The Problem with AI Headlines

The AI-generated headlines are designed to be concise – typically four words or less – but in practice, they frequently strip essential context, exaggerate claims, or outright fabricate information. Examples include headlines like “Steam Machine price revealed” (which is false) and “AMD GPU tops Nvidia” (misleading, as it refers to a single retailer’s sales figures). These headlines are attached to journalistic work with little indication that they were rewritten by AI, potentially confusing readers and damaging publishers’ credibility.

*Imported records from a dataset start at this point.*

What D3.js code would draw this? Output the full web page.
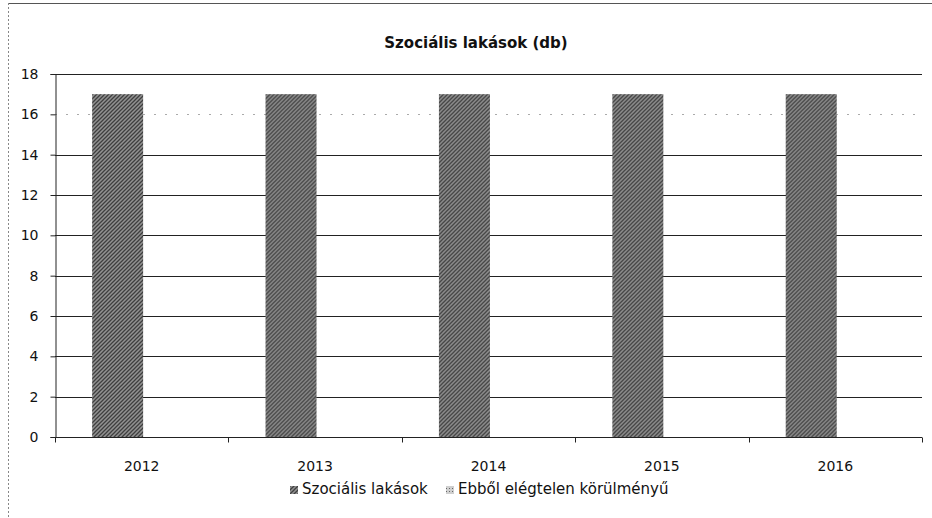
<!DOCTYPE html>
<html>
<head>
<meta charset="utf-8">
<script src="https://cdn.jsdelivr.net/npm/d3@7"></script>
<style>
  body { margin: 0; background: #fff; }
  svg { font-family: "DejaVu Sans", sans-serif; }
</style>
</head>
<body>
<svg id="chart" width="932" height="518"></svg>
<script>
const years = ['2012', '2013', '2014', '2015', '2016'];
const seriesNames = ['Szociális lakások', 'Ebből elégtelen körülményű'];
const szocialis = [17, 17, 17, 17, 17];
const elegtelen = [0, 0, 0, 0, 0];
const yTicks = [0, 2, 4, 6, 8, 10, 12, 14, 16, 18];

const margin = { top: 74, right: 10, bottom: 81, left: 55 };
const width = 932, height = 518;

let svg = d3.select('#chart');

// hatched grey fill like the printed bars
let defs = svg.append('defs');
let pat = defs.append('pattern')
    .attr('id', 'hatch')
    .attr('patternUnits', 'userSpaceOnUse')
    .attr('width', 4)
    .attr('height', 4);
pat.append('rect').attr('width', 4).attr('height', 4).attr('fill', '#929292');
pat.append('path')
    .attr('d', 'M0,4 L4,0 M-1,1 L1,-1 M3,5 L5,3')
    .attr('stroke', '#3f3f3f')
    .attr('stroke-width', 1.3);

let pat2 = defs.append('pattern')
    .attr('id', 'dots')
    .attr('patternUnits', 'userSpaceOnUse')
    .attr('width', 3)
    .attr('height', 3);
pat2.append('rect').attr('width', 3).attr('height', 3).attr('fill', '#cfcfcf');
pat2.append('rect').attr('width', 1).attr('height', 1).attr('fill', '#666');

// chart frame (scanned edges)
svg.append('line')
    .attr('x1', 8).attr('x2', 932).attr('y1', 3.5).attr('y2', 3.5)
    .attr('stroke', '#555').attr('stroke-width', 1);
svg.append('line')
    .attr('x1', 8.5).attr('x2', 8.5).attr('y1', 3).attr('y2', 518)
    .attr('stroke', '#888').attr('stroke-width', 1)
    .attr('stroke-dasharray', '2,2');

svg.append('text')
    .attr('x', 476)
    .attr('y', 48)
    .attr('text-anchor', 'middle')
    .attr('font-size', 15)
    .attr('font-weight', 'bold')
    .attr('fill', '#111')
    .text('Szociális lakások (db)');

let x = d3.scaleBand()
    .domain(years)
    .range([margin.left, width - margin.right])
    .paddingInner(0)
    .paddingOuter(0);

let xInner = d3.scaleBand()
    .domain(seriesNames)
    .range([0, x.bandwidth()])
    .paddingOuter(0.7)
    .paddingInner(0)
    .align(0.52);

let y = d3.scaleLinear()
    .domain([0, 18])
    .range([height - margin.bottom, margin.top]);

// gridlines (the 16 line is barely visible on the scan)
svg.append('g')
    .selectAll('line')
    .data(yTicks.filter(d => d > 0))
    .enter()
    .append('line')
    .attr('x1', margin.left)
    .attr('x2', width - margin.right)
    .attr('y1', d => Math.round(y(d)) + 0.5)
    .attr('y2', d => Math.round(y(d)) + 0.5)
    .attr('stroke', d => d === 16 ? '#aaa' : '#222')
    .attr('stroke-dasharray', d => d === 16 ? '2,9' : null)
    .attr('stroke-width', 1);

// y axis
let yAxis = svg.append('g')
    .attr('transform', `translate(${margin.left + 0.5},0)`)
    .call(d3.axisLeft(y).tickValues(yTicks).tickSize(5).tickPadding(12));
yAxis.selectAll('text')
    .attr('font-size', 14)
    .attr('fill', '#111')
    .attr('font-family', '"DejaVu Sans", sans-serif');
yAxis.selectAll('line, path').attr('stroke', '#222');

// bars
let groups = svg.append('g')
    .selectAll('g')
    .data(years)
    .enter()
    .append('g')
    .attr('transform', d => `translate(${x(d)},0)`);

groups.append('rect')
    .attr('x', xInner(seriesNames[0]))
    .attr('y', (d, i) => y(szocialis[i]))
    .attr('width', xInner.bandwidth())
    .attr('height', (d, i) => y(0) - y(szocialis[i]))
    .attr('fill', 'url(#hatch)');

groups.append('rect')
    .attr('x', xInner(seriesNames[1]))
    .attr('y', (d, i) => y(elegtelen[i]))
    .attr('width', xInner.bandwidth())
    .attr('height', (d, i) => y(0) - y(elegtelen[i]))
    .attr('fill', 'url(#dots)');

// x axis with ticks between categories
let xAxis = svg.append('g')
    .attr('transform', `translate(0,${Math.round(y(0)) + 0.5})`);
xAxis.append('line')
    .attr('x1', margin.left).attr('x2', width - margin.right)
    .attr('stroke', '#222');
xAxis.selectAll('line.tick')
    .data(years.concat(['end']))
    .enter()
    .append('line')
    .attr('class', 'tick')
    .attr('x1', (d, i) => Math.round(margin.left + i * x.step()) + 0.5)
    .attr('x2', (d, i) => Math.round(margin.left + i * x.step()) + 0.5)
    .attr('y1', 0).attr('y2', 5)
    .attr('stroke', '#222');
xAxis.selectAll('text')
    .data(years)
    .enter()
    .append('text')
    .attr('x', d => x(d) + x.bandwidth() / 2)
    .attr('y', 33)
    .attr('text-anchor', 'middle')
    .attr('font-size', 14)
    .attr('fill', '#111')
    .text(d => d);

// legend
let legend = svg.append('g').attr('transform', 'translate(290,494)');
let items = [
    { name: seriesNames[0], fill: 'url(#hatch)', x: 0 },
    { name: seriesNames[1], fill: 'url(#dots)', x: 156 }
];
let li = legend.selectAll('g')
    .data(items)
    .enter()
    .append('g')
    .attr('transform', d => `translate(${d.x},0)`);
li.append('rect')
    .attr('x', 0).attr('y', -8)
    .attr('width', 8).attr('height', 8)
    .attr('fill', d => d.fill);
li.append('text')
    .attr('x', 12)
    .attr('y', 0)
    .attr('font-size', 15)
    .attr('fill', '#111')
    .text(d => d.name);
</script>
</body>
</html>
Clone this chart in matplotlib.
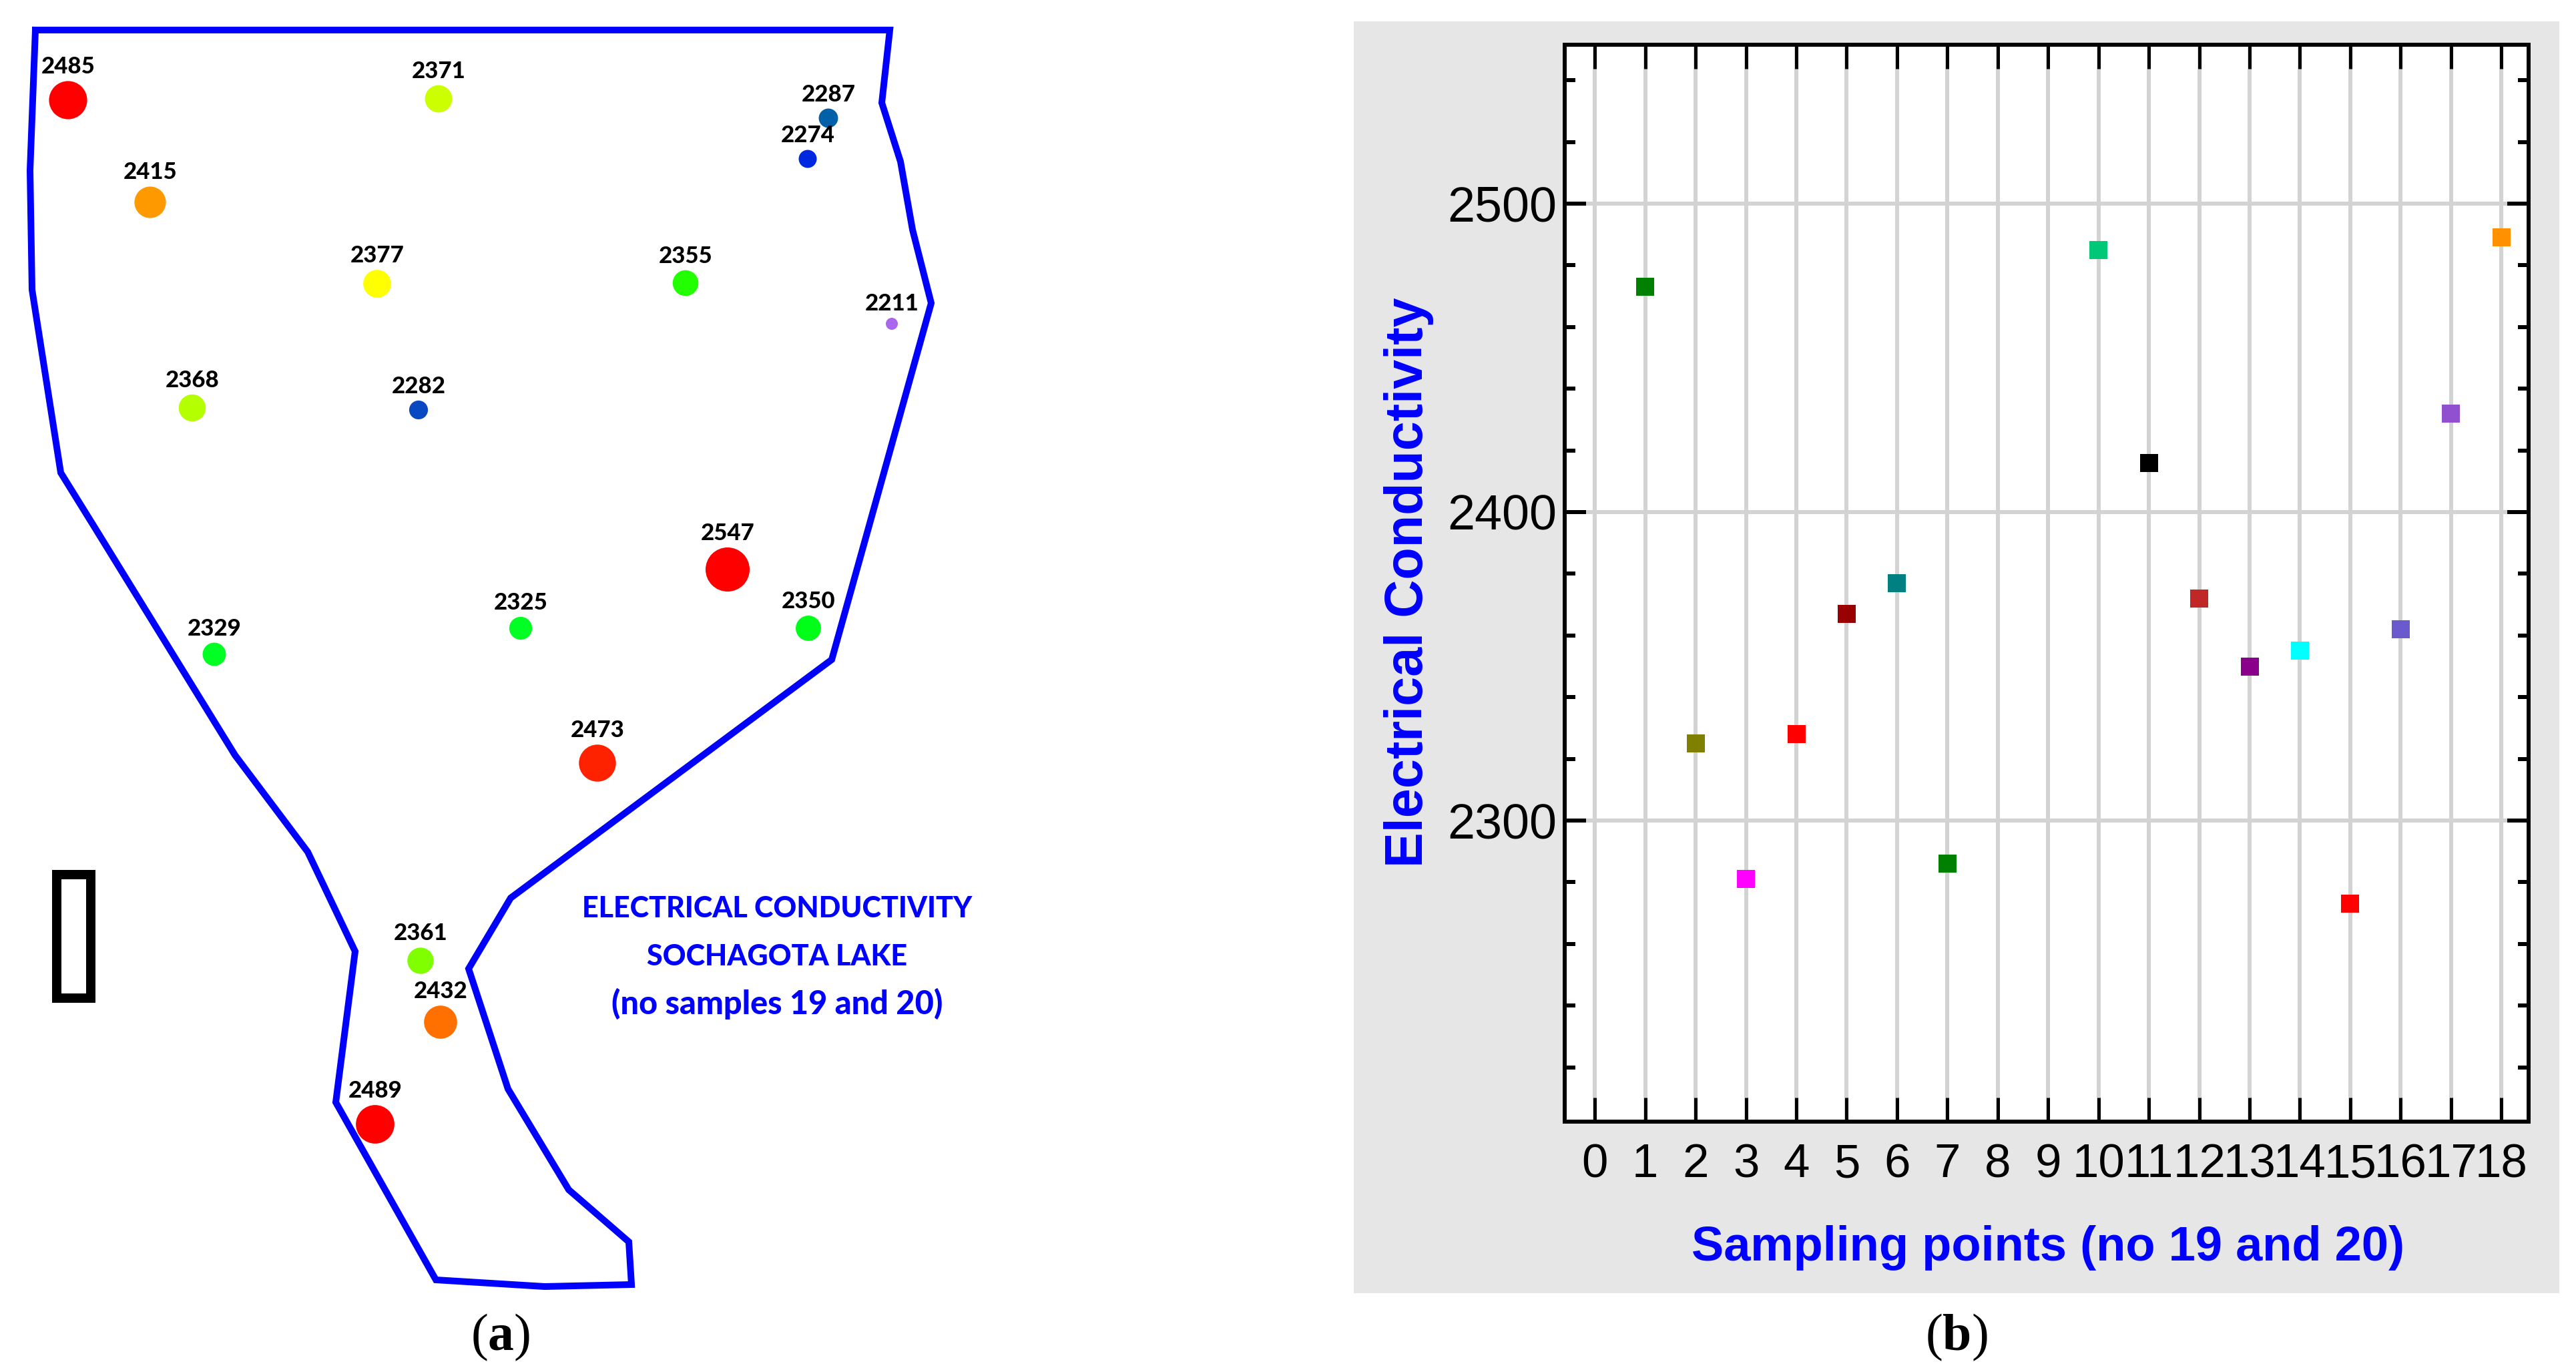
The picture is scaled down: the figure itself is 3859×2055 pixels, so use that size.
import matplotlib
matplotlib.use('Agg')
import matplotlib.pyplot as plt
from matplotlib.patches import Rectangle
from matplotlib.ticker import MultipleLocator

W, H = 3859, 2055
DPI = 100

# lake outline, traced in picture pixels
lake_x = [53, 1333, 1321, 1349, 1367, 1395, 1246, 765, 702, 761, 852, 942, 946, 816, 653, 503, 532, 461, 352, 140, 91, 48, 45, 53]
lake_y = [45, 45, 154, 242, 344, 454, 988, 1345, 1451, 1631, 1782, 1860, 1924, 1927, 1917, 1651, 1425, 1276, 1131, 787, 708, 434, 255, 45]

# sampling sites on the map
site_x = [102, 657, 1241, 1210, 225, 565, 1027, 1336, 288, 627, 1090, 780, 1211, 321, 895, 630, 660, 562]
site_y = [150, 148, 177, 238, 303, 425, 424, 485, 611, 614, 853, 941, 941, 980, 1143, 1439, 1531, 1684]
site_ec = [2485, 2371, 2287, 2274, 2415, 2377, 2355, 2211, 2368, 2282, 2547, 2325, 2350, 2329, 2473, 2361, 2432, 2489]
site_colors = ['#ff0000', '#ccff00', '#0060a8', '#0028e0', '#ff9900', '#ffff00', '#22ff00', '#aa66ee', '#b4ff00',
               '#0848c0', '#ff0000', '#00ff22', '#00ff18', '#00ff22', '#ff2200', '#80ff00', '#ff7000', '#ff0000']

# scatter panel
sample_no = [1, 2, 3, 4, 5, 6, 7, 10, 11, 12, 13, 14, 15, 16, 17, 18]
sample_ec = [2473, 2325, 2281, 2328, 2367, 2377, 2286, 2485, 2416, 2372, 2350, 2355, 2273, 2362, 2432, 2489]
sample_colors = ['#008000', '#808000', '#ff00ff', '#ff0000', '#990000', '#008080', '#008000', '#00c878',
                 '#000000', '#c02828', '#8b008b', '#00ffff', '#ff0000', '#6a5acd', '#9050d0', '#ff9000']

map_title = ['ELECTRICAL CONDUCTIVITY', 'SOCHAGOTA LAKE', '(no samples 19 and 20)']
map_title_size = [31, 31, 35]

plt.rcParams['mathtext.fontset'] = 'custom'
plt.rcParams['mathtext.rm'] = 'Liberation Serif'
plt.rcParams['mathtext.bf'] = 'Liberation Serif:bold'


def px(n):
    # picture pixels to points
    return n * 72 / DPI


fig = plt.figure(figsize=(W / DPI, H / DPI), dpi=DPI, facecolor='white')

# whole picture axes in pixel coordinates, holds the map and the grey card
ax_map = fig.add_axes([0, 0, 1, 1])
ax_map.set_xlim(0, W)
ax_map.set_ylim(H, 0)
ax_map.axis('off')

ax_map.add_patch(Rectangle((2028, 32), 1806, 1905, facecolor='#e6e6e6', edgecolor='none', zorder=0))

ax_map.plot(lake_x, lake_y, color='#0000ff', lw=px(10), solid_joinstyle='miter', zorder=2)

# bubble size follows the conductivity value
diam = [18 + (v - 2211) * 0.143 for v in site_ec]
ax_map.scatter(site_x, site_y, s=[px(d) ** 2 for d in diam], c=site_colors, linewidths=0, zorder=3)

for x, y, v, d in zip(site_x, site_y, site_ec, diam):
    ax_map.text(x, y - d / 2 - 5, str(v), ha='center', va='bottom', family='Lato', weight='black',
                fontsize=25, color='black', zorder=4)

# scale bar box
ax_map.add_patch(Rectangle((85, 1310), 51, 185, facecolor='white', edgecolor='black', linewidth=px(14), zorder=2))

for y, line, size in zip([1361, 1433, 1503], map_title, map_title_size):
    ax_map.text(1164, y, line, ha='center', va='center', family='Lato', weight='black', fontsize=size, color='#0000ff')

ax_map.text(750, 2003, r'($\mathbf{a}$)', ha='center', va='center', family='Liberation Serif', fontsize=56)
ax_map.text(2931, 2003, r'($\mathbf{b}$)', ha='center', va='center', family='Liberation Serif', fontsize=56)

# panel b
left, right, top, bottom = 2344, 3788, 67, 1680
ax = fig.add_axes([left / W, 1 - bottom / H, (right - left) / W, (bottom - top) / H], facecolor='white')
ax.set_xlim(-0.6, 18.54)
ax.set_ylim(2202.4, 2551.5)

ax.scatter(sample_no, sample_ec, marker='s', s=px(27) ** 2, c=sample_colors, linewidths=0, zorder=3)

ax.set_xticks(range(0, 19))
ax.yaxis.set_major_locator(MultipleLocator(100))
ax.yaxis.set_minor_locator(MultipleLocator(20))
ax.grid(True, which='major', color='#d3d3d3', lw=px(6), zorder=1)
ax.set_axisbelow(True)

ax.tick_params(axis='x', which='major', direction='in', top=True, bottom=True, length=px(36), width=px(5),
               pad=px(32), labelsize=51, color='black')
ax.tick_params(axis='y', which='major', direction='in', left=True, right=True, length=px(32), width=px(6),
               pad=px(12), labelsize=53, color='black')
ax.tick_params(axis='y', which='minor', direction='in', left=True, right=True, length=px(16), width=px(6))
for lab in ax.get_xticklabels() + ax.get_yticklabels():
    lab.set_family('Liberation Sans')

for side in ax.spines.values():
    side.set_linewidth(px(6))
    side.set_zorder(5)

ax.set_xlabel('Sampling points (no 19 and 20)', family='Liberation Sans', weight='bold', fontsize=52,
              color='#0000ff', va='center')
ax.xaxis.set_label_coords((3068 - left) / (right - left), -(1869 - bottom) / (bottom - top))
ax.set_ylabel('Electrical Conductivity', family='Liberation Sans', weight='bold', fontsize=57,
              color='#0000ff', va='center')
ax.yaxis.set_label_coords((2110 - left) / (right - left), (bottom - 872) / (bottom - top))

fig.savefig('out.png', dpi=DPI)
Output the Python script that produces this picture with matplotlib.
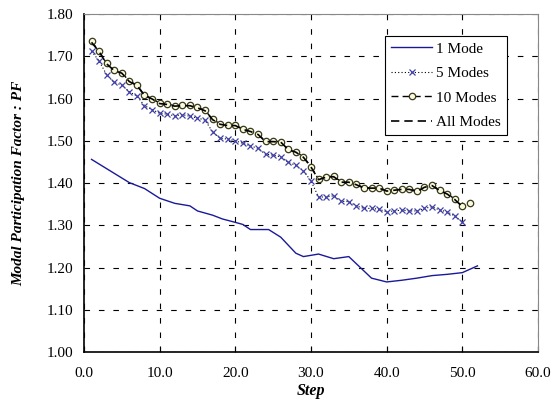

This is not just about poor quality; it represents a shift in control. Publishers spend significant effort crafting headlines that accurately reflect their content and attract readers. Google’s experiment essentially overrides that effort, treating news articles like commodities to be optimized for clicks, regardless of truthfulness. The company does offer a small disclaimer (“Generated with AI, which can make mistakes”) but buries it behind a “See more” button, making it easily overlooked.

Why This Matters

The move is part of a larger trend within Google: prioritizing its own products over external websites. The company’s stated goal is to “make topic details easier to digest,” but the result is often sensationalism and distortion. This shift has implications for the entire news ecosystem, particularly as traffic increasingly flows through platforms like Google Discover rather than direct visits to publishers’ sites.

The experiment highlights a growing tension between tech companies and the news industry. Google has admitted in court that the “open web is already in rapid decline,” and its actions, like this headline experiment, suggest it is accelerating that trend. The potential for misinformed readers and eroded trust is significant, especially when AI-generated content is indistinguishable from human-written headlines.

The Future of News Presentation

While Google maintains that this is a limited experiment, the underlying issue remains: platforms increasingly control how news is discovered and consumed. This puts pressure on publishers to adapt or risk losing audience reach. For many, like The Verge, which now relies on subscriptions, the only viable solution is to find alternative revenue models that bypass the platform dependency.

The experiment may be short-lived if backlash is strong enough. However, it serves as a stark reminder that the future of news presentation is increasingly at the mercy of algorithms and corporate agendas.